— begin Data provided —

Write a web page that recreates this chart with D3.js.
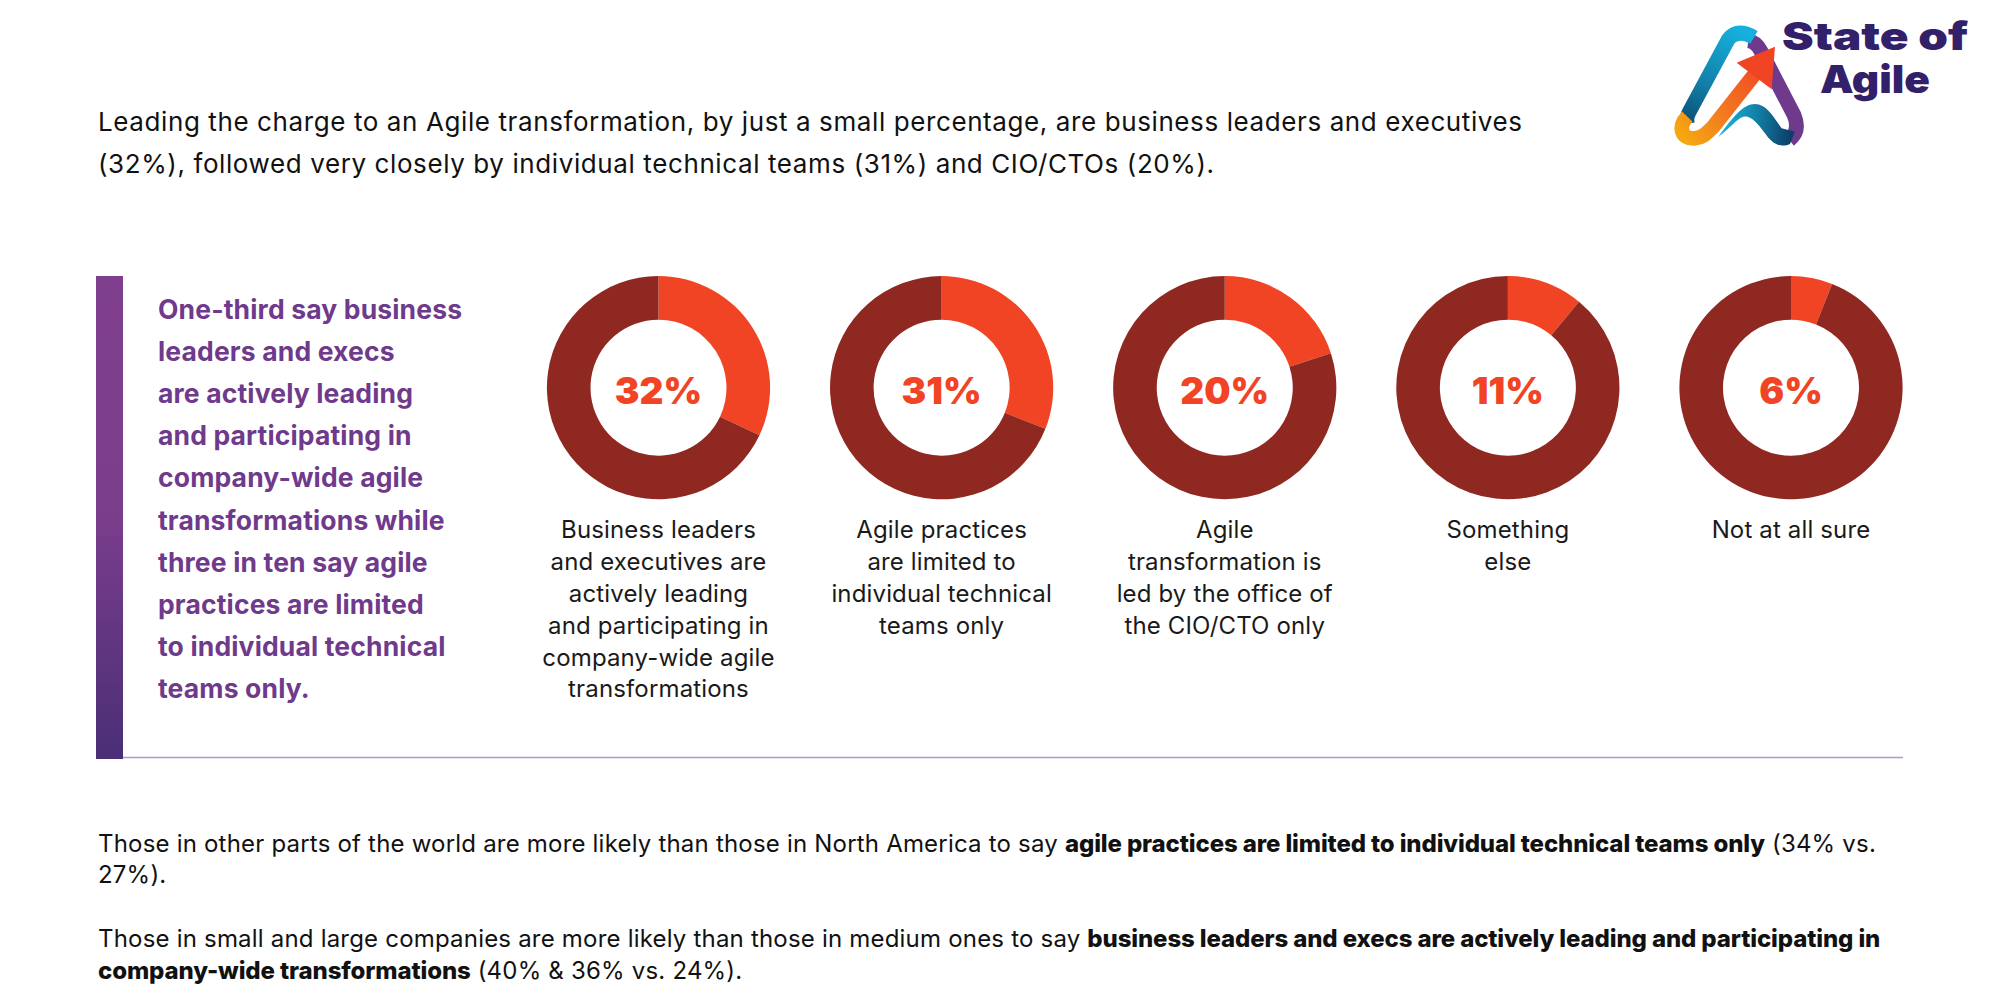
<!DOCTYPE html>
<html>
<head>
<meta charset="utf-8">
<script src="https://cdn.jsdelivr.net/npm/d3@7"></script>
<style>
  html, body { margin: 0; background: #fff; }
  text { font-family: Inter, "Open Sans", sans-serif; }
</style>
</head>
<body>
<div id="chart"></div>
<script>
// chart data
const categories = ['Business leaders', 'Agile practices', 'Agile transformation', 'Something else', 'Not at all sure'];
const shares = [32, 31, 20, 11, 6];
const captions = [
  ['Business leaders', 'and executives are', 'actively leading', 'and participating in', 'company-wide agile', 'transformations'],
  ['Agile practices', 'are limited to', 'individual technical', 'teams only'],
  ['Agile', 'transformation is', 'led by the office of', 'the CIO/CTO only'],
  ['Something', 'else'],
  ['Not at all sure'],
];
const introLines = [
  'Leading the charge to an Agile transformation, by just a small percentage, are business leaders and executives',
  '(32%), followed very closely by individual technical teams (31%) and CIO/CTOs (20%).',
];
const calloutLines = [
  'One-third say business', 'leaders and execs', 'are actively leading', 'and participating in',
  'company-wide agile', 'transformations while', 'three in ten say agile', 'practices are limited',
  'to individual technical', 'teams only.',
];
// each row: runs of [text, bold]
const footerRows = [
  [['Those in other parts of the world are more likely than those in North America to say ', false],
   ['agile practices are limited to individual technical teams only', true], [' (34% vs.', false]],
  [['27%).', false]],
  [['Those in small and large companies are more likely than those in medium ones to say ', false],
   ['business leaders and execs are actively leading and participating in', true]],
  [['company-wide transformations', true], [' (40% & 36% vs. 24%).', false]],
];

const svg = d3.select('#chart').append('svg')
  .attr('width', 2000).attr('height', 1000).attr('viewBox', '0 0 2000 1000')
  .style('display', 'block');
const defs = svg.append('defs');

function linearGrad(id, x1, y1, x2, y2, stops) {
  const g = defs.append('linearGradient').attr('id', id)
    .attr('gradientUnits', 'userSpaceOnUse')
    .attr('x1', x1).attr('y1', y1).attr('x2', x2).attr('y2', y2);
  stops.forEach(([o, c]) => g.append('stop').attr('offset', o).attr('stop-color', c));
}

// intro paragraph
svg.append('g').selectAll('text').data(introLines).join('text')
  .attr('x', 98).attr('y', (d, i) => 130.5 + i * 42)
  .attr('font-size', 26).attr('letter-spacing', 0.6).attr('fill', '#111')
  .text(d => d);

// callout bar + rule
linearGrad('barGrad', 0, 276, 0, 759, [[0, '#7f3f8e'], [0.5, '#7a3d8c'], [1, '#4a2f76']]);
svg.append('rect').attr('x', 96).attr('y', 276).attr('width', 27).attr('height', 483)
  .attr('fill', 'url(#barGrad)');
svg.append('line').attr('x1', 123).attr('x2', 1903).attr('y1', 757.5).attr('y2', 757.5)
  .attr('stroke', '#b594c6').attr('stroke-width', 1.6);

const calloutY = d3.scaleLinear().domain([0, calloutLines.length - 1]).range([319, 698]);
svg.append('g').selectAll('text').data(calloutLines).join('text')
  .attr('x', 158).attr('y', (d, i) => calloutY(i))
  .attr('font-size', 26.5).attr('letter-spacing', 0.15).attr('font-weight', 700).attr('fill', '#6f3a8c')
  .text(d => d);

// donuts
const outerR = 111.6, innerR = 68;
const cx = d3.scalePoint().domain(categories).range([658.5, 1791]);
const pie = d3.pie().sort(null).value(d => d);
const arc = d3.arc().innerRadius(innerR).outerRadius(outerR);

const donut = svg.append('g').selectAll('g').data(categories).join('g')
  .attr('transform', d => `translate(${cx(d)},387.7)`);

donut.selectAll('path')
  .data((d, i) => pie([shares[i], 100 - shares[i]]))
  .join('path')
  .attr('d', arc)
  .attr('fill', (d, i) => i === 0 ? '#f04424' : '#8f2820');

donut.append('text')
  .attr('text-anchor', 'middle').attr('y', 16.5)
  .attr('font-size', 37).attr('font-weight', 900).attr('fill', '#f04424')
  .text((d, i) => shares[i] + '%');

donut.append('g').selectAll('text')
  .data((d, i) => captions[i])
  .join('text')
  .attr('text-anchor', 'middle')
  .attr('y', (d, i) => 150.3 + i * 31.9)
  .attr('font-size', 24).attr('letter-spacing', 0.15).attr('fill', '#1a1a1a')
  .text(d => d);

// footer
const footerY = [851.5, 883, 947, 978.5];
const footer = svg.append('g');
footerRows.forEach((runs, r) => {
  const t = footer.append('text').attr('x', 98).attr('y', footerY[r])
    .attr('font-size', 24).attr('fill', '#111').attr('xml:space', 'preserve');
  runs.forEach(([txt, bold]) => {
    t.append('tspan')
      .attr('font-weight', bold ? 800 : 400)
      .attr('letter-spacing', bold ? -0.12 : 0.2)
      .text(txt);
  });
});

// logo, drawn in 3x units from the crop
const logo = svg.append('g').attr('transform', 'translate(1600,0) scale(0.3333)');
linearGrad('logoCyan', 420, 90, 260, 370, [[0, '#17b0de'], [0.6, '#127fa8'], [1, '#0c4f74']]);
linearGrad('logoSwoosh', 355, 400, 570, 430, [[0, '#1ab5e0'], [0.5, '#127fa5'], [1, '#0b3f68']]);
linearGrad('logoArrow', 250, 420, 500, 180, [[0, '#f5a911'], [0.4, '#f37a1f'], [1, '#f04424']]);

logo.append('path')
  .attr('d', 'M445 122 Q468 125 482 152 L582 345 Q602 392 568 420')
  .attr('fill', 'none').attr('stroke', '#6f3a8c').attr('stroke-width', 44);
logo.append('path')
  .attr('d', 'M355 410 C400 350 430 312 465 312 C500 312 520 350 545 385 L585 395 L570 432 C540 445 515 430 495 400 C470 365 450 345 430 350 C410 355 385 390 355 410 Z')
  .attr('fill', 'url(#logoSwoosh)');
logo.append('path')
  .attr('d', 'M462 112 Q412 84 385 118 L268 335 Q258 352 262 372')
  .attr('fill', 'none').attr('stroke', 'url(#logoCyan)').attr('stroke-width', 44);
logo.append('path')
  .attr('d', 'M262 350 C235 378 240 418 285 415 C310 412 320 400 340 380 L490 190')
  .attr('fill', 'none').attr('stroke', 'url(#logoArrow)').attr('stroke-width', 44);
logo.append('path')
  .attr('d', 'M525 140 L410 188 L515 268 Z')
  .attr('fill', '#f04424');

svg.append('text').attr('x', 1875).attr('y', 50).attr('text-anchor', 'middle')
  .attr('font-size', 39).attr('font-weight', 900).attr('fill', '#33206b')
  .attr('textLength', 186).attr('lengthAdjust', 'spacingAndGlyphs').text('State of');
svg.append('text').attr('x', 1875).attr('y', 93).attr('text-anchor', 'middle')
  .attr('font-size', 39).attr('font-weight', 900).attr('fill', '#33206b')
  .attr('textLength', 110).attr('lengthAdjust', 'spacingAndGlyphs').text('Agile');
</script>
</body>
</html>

— end Data provided —

- **Given instruction**: Leave out the pictures and restate everything else word for word.

- **Answer for the task**:
Write a web page that recreates this chart with D3.js.
<!DOCTYPE html>
<html>
<head>
<meta charset="utf-8">
<script src="https://cdn.jsdelivr.net/npm/d3@7"></script>
<style>
  html, body { margin: 0; background: #fff; }
  text { font-family: Inter, "Open Sans", sans-serif; }
</style>
</head>
<body>
<div id="chart"></div>
<script>
// chart data
const categories = ['Business leaders', 'Agile practices', 'Agile transformation', 'Something else', 'Not at all sure'];
const shares = [32, 31, 20, 11, 6];
const captions = [
  ['Business leaders', 'and executives are', 'actively leading', 'and participating in', 'company-wide agile', 'transformations'],
  ['Agile practices', 'are limited to', 'individual technical', 'teams only'],
  ['Agile', 'transformation is', 'led by the office of', 'the CIO/CTO only'],
  ['Something', 'else'],
  ['Not at all sure'],
];
const introLines = [
  'Leading the charge to an Agile transformation, by just a small percentage, are business leaders and executives',
  '(32%), followed very closely by individual technical teams (31%) and CIO/CTOs (20%).',
];
const calloutLines = [
  'One-third say business', 'leaders and execs', 'are actively leading', 'and participating in',
  'company-wide agile', 'transformations while', 'three in ten say agile', 'practices are limited',
  'to individual technical', 'teams only.',
];
// each row: runs of [text, bold]
const footerRows = [
  [['Those in other parts of the world are more likely than those in North America to say ', false],
   ['agile practices are limited to individual technical teams only', true], [' (34% vs.', false]],
  [['27%).', false]],
  [['Those in small and large companies are more likely than those in medium ones to say ', false],
   ['business leaders and execs are actively leading and participating in', true]],
  [['company-wide transformations', true], [' (40% & 36% vs. 24%).', false]],
];

const svg = d3.select('#chart').append('svg')
  .attr('width', 2000).attr('height', 1000).attr('viewBox', '0 0 2000 1000')
  .style('display', 'block');
const defs = svg.append('defs');

function linearGrad(id, x1, y1, x2, y2, stops) {
  const g = defs.append('linearGradient').attr('id', id)
    .attr('gradientUnits', 'userSpaceOnUse')
    .attr('x1', x1).attr('y1', y1).attr('x2', x2).attr('y2', y2);
  stops.forEach(([o, c]) => g.append('stop').attr('offset', o).attr('stop-color', c));
}

// intro paragraph
svg.append('g').selectAll('text').data(introLines).join('text')
  .attr('x', 98).attr('y', (d, i) => 130.5 + i * 42)
  .attr('font-size', 26).attr('letter-spacing', 0.6).attr('fill', '#111')
  .text(d => d);

// callout bar + rule
linearGrad('barGrad', 0, 276, 0, 759, [[0, '#7f3f8e'], [0.5, '#7a3d8c'], [1, '#4a2f76']]);
svg.append('rect').attr('x', 96).attr('y', 276).attr('width', 27).attr('height', 483)
  .attr('fill', 'url(#barGrad)');
svg.append('line').attr('x1', 123).attr('x2', 1903).attr('y1', 757.5).attr('y2', 757.5)
  .attr('stroke', '#b594c6').attr('stroke-width', 1.6);

const calloutY = d3.scaleLinear().domain([0, calloutLines.length - 1]).range([319, 698]);
svg.append('g').selectAll('text').data(calloutLines).join('text')
  .attr('x', 158).attr('y', (d, i) => calloutY(i))
  .attr('font-size', 26.5).attr('letter-spacing', 0.15).attr('font-weight', 700).attr('fill', '#6f3a8c')
  .text(d => d);

// donuts
const outerR = 111.6, innerR = 68;
const cx = d3.scalePoint().domain(categories).range([658.5, 1791]);
const pie = d3.pie().sort(null).value(d => d);
const arc = d3.arc().innerRadius(innerR).outerRadius(outerR);

const donut = svg.append('g').selectAll('g').data(categories).join('g')
  .attr('transform', d => `translate(${cx(d)},387.7)`);

donut.selectAll('path')
  .data((d, i) => pie([shares[i], 100 - shares[i]]))
  .join('path')
  .attr('d', arc)
  .attr('fill', (d, i) => i === 0 ? '#f04424' : '#8f2820');

donut.append('text')
  .attr('text-anchor', 'middle').attr('y', 16.5)
  .attr('font-size', 37).attr('font-weight', 900).attr('fill', '#f04424')
  .text((d, i) => shares[i] + '%');

donut.append('g').selectAll('text')
  .data((d, i) => captions[i])
  .join('text')
  .attr('text-anchor', 'middle')
  .attr('y', (d, i) => 150.3 + i * 31.9)
  .attr('font-size', 24).attr('letter-spacing', 0.15).attr('fill', '#1a1a1a')
  .text(d => d);

// footer
const footerY = [851.5, 883, 947, 978.5];
const footer = svg.append('g');
footerRows.forEach((runs, r) => {
  const t = footer.append('text').attr('x', 98).attr('y', footerY[r])
    .attr('font-size', 24).attr('fill', '#111').attr('xml:space', 'preserve');
  runs.forEach(([txt, bold]) => {
    t.append('tspan')
      .attr('font-weight', bold ? 800 : 400)
      .attr('letter-spacing', bold ? -0.12 : 0.2)
      .text(txt);
  });
});

// logo, drawn in 3x units from the crop
const logo = svg.append('g').attr('transform', 'translate(1600,0) scale(0.3333)');
linearGrad('logoCyan', 420, 90, 260, 370, [[0, '#17b0de'], [0.6, '#127fa8'], [1, '#0c4f74']]);
linearGrad('logoSwoosh', 355, 400, 570, 430, [[0, '#1ab5e0'], [0.5, '#127fa5'], [1, '#0b3f68']]);
linearGrad('logoArrow', 250, 420, 500, 180, [[0, '#f5a911'], [0.4, '#f37a1f'], [1, '#f04424']]);

logo.append('path')
  .attr('d', 'M445 122 Q468 125 482 152 L582 345 Q602 392 568 420')
  .attr('fill', 'none').attr('stroke', '#6f3a8c').attr('stroke-width', 44);
logo.append('path')
  .attr('d', 'M355 410 C400 350 430 312 465 312 C500 312 520 350 545 385 L585 395 L570 432 C540 445 515 430 495 400 C470 365 450 345 430 350 C410 355 385 390 355 410 Z')
  .attr('fill', 'url(#logoSwoosh)');
logo.append('path')
  .attr('d', 'M462 112 Q412 84 385 118 L268 335 Q258 352 262 372')
  .attr('fill', 'none').attr('stroke', 'url(#logoCyan)').attr('stroke-width', 44);
logo.append('path')
  .attr('d', 'M262 350 C235 378 240 418 285 415 C310 412 320 400 340 380 L490 190')
  .attr('fill', 'none').attr('stroke', 'url(#logoArrow)').attr('stroke-width', 44);
logo.append('path')
  .attr('d', 'M525 140 L410 188 L515 268 Z')
  .attr('fill', '#f04424');

svg.append('text').attr('x', 1875).attr('y', 50).attr('text-anchor', 'middle')
  .attr('font-size', 39).attr('font-weight', 900).attr('fill', '#33206b')
  .attr('textLength', 186).attr('lengthAdjust', 'spacingAndGlyphs').text('State of');
svg.append('text').attr('x', 1875).attr('y', 93).attr('text-anchor', 'middle')
  .attr('font-size', 39).attr('font-weight', 900).attr('fill', '#33206b')
  .attr('textLength', 110).attr('lengthAdjust', 'spacingAndGlyphs').text('Agile');
</script>
</body>
</html>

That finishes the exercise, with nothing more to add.